Well, the other day I stopped by the LBC teen car wash at Wal-Mart. After receiving my complimentary car wash, I was chatting a bit with Abigail when Pastor Biggs grabbed me and told me to hold a sign and shout at people. In a nice way.

I figured I didn't have much to lose, and it would be good practice for street preaching; and I was just headed into work anyway which could be done later. So, I decided to stay and yell at people. In a nice way. I ended up with a nice sunburn but had a great time!
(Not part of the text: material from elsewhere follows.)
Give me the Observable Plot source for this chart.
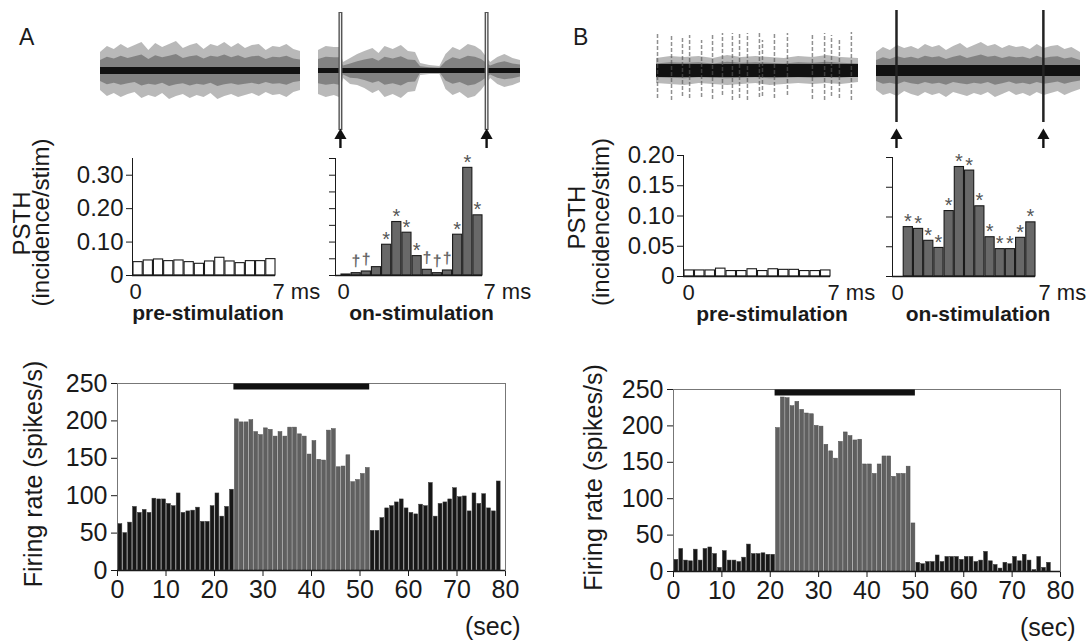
<!DOCTYPE html>
<html><head><meta charset="utf-8">
<script src="https://cdn.jsdelivr.net/npm/d3@7"></script>
<script src="https://cdn.jsdelivr.net/npm/@observablehq/plot@0.6"></script>
<style>
body{margin:0;background:#fff;}
#fig{position:relative;width:1089px;height:643px;overflow:hidden;font-family:"Liberation Sans",Arial,sans-serif;color:#1a1a1a;background:#fff;}
.lab{position:absolute;font-size:23px;line-height:1;}
</style></head><body><div id="fig"></div>
<script>
// ---------- data ----------
const psthBins = [0,0.5,1,1.5,2,2.5,3,3.5,4,4.5,5,5.5,6,6.5];
const psthA_pre = [0.040,0.045,0.048,0.043,0.045,0.040,0.035,0.042,0.053,0.042,0.037,0.043,0.043,0.049];
const psthA_on  = [0.003,0.007,0.012,0.025,0.092,0.160,0.128,0.058,0.017,0.007,0.015,0.122,0.322,0.180];
const sigA_on   = ["","†","†","","*","*","*","*","†","†","†","*","*","*"];
const psthB_pre = [0.010,0.010,0.010,0.013,0.009,0.009,0.012,0.009,0.012,0.011,0.011,0.009,0.009,0.010];
const psthB_on  = [null,0.083,0.080,0.060,0.048,0.110,0.184,0.178,0.118,0.066,0.046,0.046,0.065,0.091];
const sigB_on   = ["","*","*","*","*","*","*","*","*","*","*","*","*","*"];
const psthXTicks = [0, 7];
const psthXLabels = ["0", "7 ms"];
const psthTicksA = [0, 0.1, 0.2, 0.3];
const psthTicksA_on = [0,0.05,0.1,0.15,0.2,0.25,0.3,0.35];
const psthTicksB = [0, 0.05, 0.1, 0.15, 0.2];

// firing rate, 1-s bins
const rateA_pre  = [62,50,64,85,77,81,77,96,95,95,89,86,103,77,79,80,84,65,65,86,103,72,85,108];
const rateA_on   = [202,198,198,201,185,181,190,188,179,185,179,191,191,182,179,155,173,148,147,187,189,138,139,154,118,121,129,137];
const rateA_post = [53,53,70,83,86,91,95,83,77,75,88,86,117,72,89,91,95,110,98,99,79,103,89,102,83,79,119];
const rateB_pre  = [16,31,15,14,30,15,31,33,24,5,28,15,15,13,19,37,24,24,25,23,23];
const rateB_on   = [197,239,238,227,233,222,217,216,200,199,174,165,155,178,191,186,180,181,147,147,134,147,158,158,130,134,134,144,66];
const rateB_post = [12,10,13,13,22,13,20,20,20,16,20,20,13,15,27,14,9,4,12,10,20,14,23,15,2,20,5,12];
const stimA = [24, 52];
const stimB = [21, 50];
const rateXTicks = [0,10,20,30,40,50,60,70,80];
const rateYTicks = [0,50,100,150,200,250];

// raw trace envelopes (ms, amplitude above / below baseline)
const trA_pre_t  = [0,0.34,0.68,1.02,1.36,1.7,2.04,2.38,2.72,3.06,3.4,3.74,4.08,4.42,4.76,5.1,5.44,5.78,6.12,6.46,6.8,7.14,7.48,7.82,8.16,8.5,8.84,9.18,9.52,9.85];
const trA_pre_up = [18,24,21,26,22,25,28,20,27,23,26,29,22,25,27,21,26,24,28,23,27,22,25,26,20,24,23,26,21,19];
const trA_pre_dn = [20,26,23,27,24,22,28,25,27,23,29,26,24,28,25,27,23,29,26,24,27,25,23,26,22,25,24,27,22,20];
const trA_on_t   = [-1.08,-0.7,-0.3,-0.05,0.15,0.5,0.85,1.2,1.6,1.9,2.2,2.6,3.0,3.35,3.7,3.95,4.4,4.9,5.2,5.55,5.9,6.3,6.65,6.95,7.4,7.75,8.1,8.5,8.87];
const trA_on_up  = [20,24,23,23,8,12,16,19,22,17,24,21,25,19,18,7,5,4,16,23,20,26,24,20,8,13,16,12,10];
const trA_on_dn  = [24,27,25,27,8,14,15,18,23,20,27,24,28,22,21,5,4,4,19,25,22,28,26,20,8,14,17,15,12];
const trB_pre_t  = [0,0.7,1.4,2.1,2.8,3.5,4.2,4.9,5.6,6.3,7.0,7.7,8.4,9.1,9.95];
const trB_pre_up = [12,14,13,14,12,15,13,14,13,12,14,13,15,13,12];
const trB_pre_dn = [13,14,15,13,14,15,14,13,15,14,13,14,13,14,12];
const spB_pre_t  = [0.05,0.74,1.28,1.63,2.22,2.76,3.25,3.74,4.09,4.48,5.07,5.22,5.81,6.45,7.68,8.28,8.62,9.01,9.6];
const spB_pre_up = [37,35,33,35,30,35,37,37,38,37,37,30,37,37,37,37,35,32,38];
const spB_pre_dn = [28,30,26,28,27,29,25,30,28,30,27,26,28,25,29,30,26,28,30];
const trB_on_t   = [-0.98,-0.64,-0.3,0.05,0.4,0.74,1.08,1.42,1.77,2.11,2.45,2.8,3.14,3.48,3.82,4.16,4.5,4.85,5.2,5.54,5.88,6.22,6.56,6.9,7.24,7.58,7.92,8.26,8.6,9.02];
const trB_on_up  = [18,23,20,25,22,24,21,26,23,25,20,24,27,22,25,28,24,26,22,25,23,24,21,26,22,24,25,21,23,18];
const trB_on_dn  = [20,25,23,26,21,24,26,22,25,23,27,22,24,26,23,25,22,27,24,21,25,23,26,22,25,23,21,25,22,19];
const stimTimes = [0, 7.2];

// ---------- helpers ----------
const FONT = "'Liberation Sans', Arial, sans-serif";
const fig = document.getElementById("fig");
function place(el, left, top){ el.style.position="absolute"; el.style.left=left+"px"; el.style.top=top+"px"; fig.appendChild(el); }
const baseStyle = (fs) => ({background:"transparent", fontFamily:FONT, fontSize:fs+"px", color:"#1a1a1a", overflow:"visible"});
const fmt2 = d => d === 0 ? "0" : d3.format(".2f")(d);

function psth(o){
  const data = psthBins.map((t,i)=>({t, v:o.values[i], m:o.sig ? o.sig[i] : ""}));
  const marks = [
    Plot.rectY(data.filter(d=>d.v!=null), {x:"t", interval:0.5, y:"v", fill:o.fill, stroke:"#1a1a1a", strokeWidth:1.1}),
    Plot.ruleY([0], {stroke:"#1a1a1a", strokeWidth:1.6}),
    Plot.text([psthXTicks[0]], {x:d=>d, text:()=>psthXLabels[0], frameAnchor:"bottom", lineAnchor:"top", dy:8, dx:o.dx0, fontSize:22}),
    Plot.text([psthXTicks[1]], {x:d=>d, text:()=>psthXLabels[1], frameAnchor:"bottom", lineAnchor:"top", textAnchor:"start", dy:8, dx:o.dx7, fontSize:22}),
    Plot.text([3.5], {x:d=>d, text:()=>o.label, frameAnchor:"bottom", lineAnchor:"top", dy:30, dx:o.dxL, fontSize:21, fontWeight:"bold"})
  ];
  if (o.sig){
    marks.push(Plot.text(data.filter(d=>d.m==="*"), {x:d=>d.t+0.25, y:"v", text:d=>d.m, lineAnchor:"bottom", dy:1, fill:"#555555", fontSize:20}));
    marks.push(Plot.text(data.filter(d=>d.m==="†"), {x:d=>d.t+0.25, y:"v", text:d=>d.m, lineAnchor:"bottom", dy:-7, fill:"#666666", fontSize:16, fontWeight:"bold", rotate:1.5}));
  }
  if (o.ylab){
    marks.push(Plot.text(["PSTH"], {frameAnchor:"left", textAnchor:"middle", rotate:-90, dx:o.ylab[0], dy:o.ylab[1], fontSize:24}));
    marks.push(Plot.text(["(incidence/stim)"], {frameAnchor:"left", textAnchor:"middle", rotate:-90, dx:o.ylab[2], dy:o.ylab[3], fontSize:24}));
  }
  return Plot.plot({
    width:o.width, height:o.height, marginLeft:o.mL, marginRight:o.mR, marginTop:o.mT, marginBottom:o.mB,
    style:baseStyle(24),
    x:{domain:[0,7], insetLeft:o.inset||0, axis:null},
    y:{domain:[0,o.yMax], ticks:o.ticks, tickFormat:o.tickFormat, tickSize:6, tickPadding:3, line:true, label:null},
    marks
  });
}

function rate(o){
  const pre = o.pre.map((v,i)=>({s:i, v}));
  const on = o.on.map((v,i)=>({s:o.stim[0]+i, v}));
  const post = o.post.map((v,i)=>({s:o.stim[1]+i, v}));
  return Plot.plot({
    width:o.width, height:o.height, marginLeft:o.mL, marginRight:o.mR, marginTop:o.mT, marginBottom:o.mB,
    style:baseStyle(25),
    x:{domain:[0,80], ticks:rateXTicks, tickSize:6, tickPadding:4, line:true, label:null},
    y:{domain:[0,250], ticks:rateYTicks, tickSize:6, tickPadding:4, line:true, label:null},
    marks:[
      Plot.frame({stroke:"#777", strokeWidth:1}),
      Plot.rectY(pre.concat(post), {x:"s", interval:1, y:"v", fill:"#171717", stroke:"#3a3a3a", strokeWidth:0.5}),
      Plot.rectY(on, {x:"s", interval:1, y:"v", fill:"#606060", stroke:"#4c4c4c", strokeWidth:0.5}),
      Plot.ruleY([250], {x1:()=>o.stim[0], x2:()=>o.stim[1], stroke:"#111", strokeWidth:6, dy:3}),
      Plot.ruleY([0], {stroke:"#1a1a1a", strokeWidth:1.4}),
      Plot.text(["(sec)"], {frameAnchor:"bottom-right", lineAnchor:"top", textAnchor:"end", dx:15, dy:47, fontSize:25}),
      Plot.text(["Firing rate (spikes/s)"], {frameAnchor:"left", textAnchor:"middle", rotate:-90, dx:o.ylabDx, dy:-3, fontSize:25})
    ]
  });
}

function trace(o){
  const env = o.t.map((t,i)=>({t, up:o.up[i], dn:-o.dn[i]}));
  const marks = [
    Plot.areaY(env, {x:"t", y1:"dn", y2:"up", fill:"#8a8a8a", fillOpacity:0.6}),
    Plot.areaY(env, {x:"t", y1:d=>d.dn*0.55, y2:d=>d.up*0.55, fill:"#555", fillOpacity:0.55}),
    Plot.ruleY([0], {stroke:"#111", strokeWidth:o.core})
  ];
  if (o.spikes){
    const sp = o.spikes.t.map((t,i)=>({t, up:o.spikes.up[i], dn:-o.spikes.dn[i]}));
    marks.push(Plot.ruleX(sp, {x:"t", y1:"dn", y2:"up", stroke:"#555", strokeWidth:1.5, strokeOpacity:0.65, strokeDasharray:"4,2"}));
  }
  if (o.artifact === "double"){
    marks.push(Plot.ruleX(stimTimes, {y1:-60, y2:58, stroke:"#555", strokeWidth:4}));
    marks.push(Plot.ruleX(stimTimes, {y1:-59, y2:57, stroke:"#eee", strokeWidth:1.2}));
  } else if (o.artifact === "single"){
    marks.push(Plot.ruleX(stimTimes, {y1:-52, y2:60, stroke:"#222", strokeWidth:2.5}));
  }
  if (o.arrows){
    marks.push(Plot.ruleX(stimTimes, {y1:-78, y2:-66, stroke:"#111", strokeWidth:2.4}));
    marks.push(Plot.dot(stimTimes, {x:d=>d, y:()=>-65, symbol:"triangle", r:4.5, fill:"#111"}));
  }
  return Plot.plot({
    width:o.width, height:160, margin:0, style:baseStyle(12),
    x:{domain:o.domain, axis:null}, y:{domain:[-90,70], axis:null}, marks
  });
}

// ---------- traces ----------
place(trace({t:trA_pre_t, up:trA_pre_up, dn:trA_pre_dn, width:200, domain:[0,9.85], core:7}), 100, 0);
place(trace({t:trA_on_t, up:trA_on_up, dn:trA_on_dn, width:202, domain:[-1.08,8.87], core:5, artifact:"double", arrows:true}), 318, 0);
place(trace({t:trB_pre_t, up:trB_pre_up, dn:trB_pre_dn, spikes:{t:spB_pre_t, up:spB_pre_up, dn:spB_pre_dn}, width:202, domain:[0,9.95], core:13}), 656, 0);
place(trace({t:trB_on_t, up:trB_on_up, dn:trB_on_dn, width:204, domain:[-0.98,9.02], core:11, artifact:"single", arrows:true}), 876, 0);

// ---------- PSTHs ----------
place(psth({values:psthA_pre, fill:"#fff", yMax:0.35, ticks:psthTicksA, tickFormat:fmt2,
  width:330, height:190, mL:132, mR:55, mT:18, mB:55, dx0:3, dx7:-3, dxL:4, label:"pre-stimulation",
  ylab:[-110, 6.5, -91, 5.5]}), 0, 140);
place(psth({values:psthA_on, sig:sigA_on, fill:"#686868", yMax:0.35, ticks:psthTicksA_on, tickFormat:()=>"",
  width:230, height:230, mL:35, mR:48, mT:58, mB:55, inset:5, dx0:3, dx7:1, dxL:10, label:"on-stimulation"}), 300, 100);
place(psth({values:psthB_pre, fill:"#fff", yMax:0.2, ticks:psthTicksB, tickFormat:fmt2,
  width:320, height:190, mL:123, mR:50, mT:15, mB:54, dx0:5, dx7:-3, dxL:15, label:"pre-stimulation",
  ylab:[-106, 1.6, -82, 6]}), 560, 140);
place(psth({values:psthB_on, sig:sigB_on, fill:"#686868", yMax:0.2, ticks:psthTicksB, tickFormat:()=>"",
  width:229, height:230, mL:32, mR:54, mT:57, mB:54, dx0:5, dx7:3, dxL:14, label:"on-stimulation"}), 860, 100);

// ---------- firing rate ----------
place(rate({pre:rateA_pre, on:rateA_on, post:rateA_post, stim:stimA, width:545, height:303, mL:117, mR:40, mT:43, mB:73, ylabDx:-84}), 0, 340);
place(rate({pre:rateB_pre, on:rateB_on, post:rateB_post, stim:stimB, width:544, height:303, mL:128, mR:29, mT:49, mB:72, ylabDx:-80}), 545, 340);

// panel letters
const la = document.createElement("div"); la.className="lab"; la.textContent="A"; place(la, 19, 26);
const lb = document.createElement("div"); lb.className="lab"; lb.textContent="B"; place(lb, 573, 26);
</script>
</body></html>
Why? Because I got to yell at people. In a nice way. It was a lot of fun making up things to yell, because "free car wash" got rather repetitive. By the end of the day I had stolen quite a few ideas from standard TV commercials, and it seemed the more annoying I tried to be, the more people liked it... I mostly used various conflagurations of the following (spoken in an overbearing infomercial/car salesman style of voice):

  • Don't forget to get your free car wash as you exit Wal-Mart parking lot! (This is a good generic one)
  • (Like a cheap infomercial) How much would you expect to pay for this special offer? Seven dollars? Five dollars? Two dollars! No! It's absolutely free!
  • When I say "free", I mean one lump payment of nothing, or twelve easy installments of nothing!
  • (spoken to people in a van) Minivans are twice the price. Oh, wait! That's still free!
  • This is a limited time offer! Today only! If you come back tomorrow it will be too late!
  • Don't be the last one in the parking lot to get your car washed for free!
  • Nothing in life is free... except this car wash!
  • You can't find a deal this good on eBay!
  • Do you ever think to yourself "Boy, I sure need to wash my car, but I just don't seem to have the time." Well, let these crazy people do it for you for free!
  • I got my car washed for free today! Have you?
  • Why, if it was any cheaper, we'd be paying you!
  • There's no such thing as a free lunch, but there is a free car wash!
  • Remember: I'm not just a guy with a sign; I'm also a client! (This was supposed to be a takeoff of those hair loss remedy commercials, but I'm not sure if anyone got it)
  • (after someone drove by from the car wash) Another satisfied customer!

And, my personal favorite:

  • (falsetto) "Honey, you washed the car today!" (deep voice) "No, actually; I went to Wal-Mart and they had a free car wash!" (falsetto) "A free car wash! I'm so proud of you!" (announcer voice) Get your free car wash today!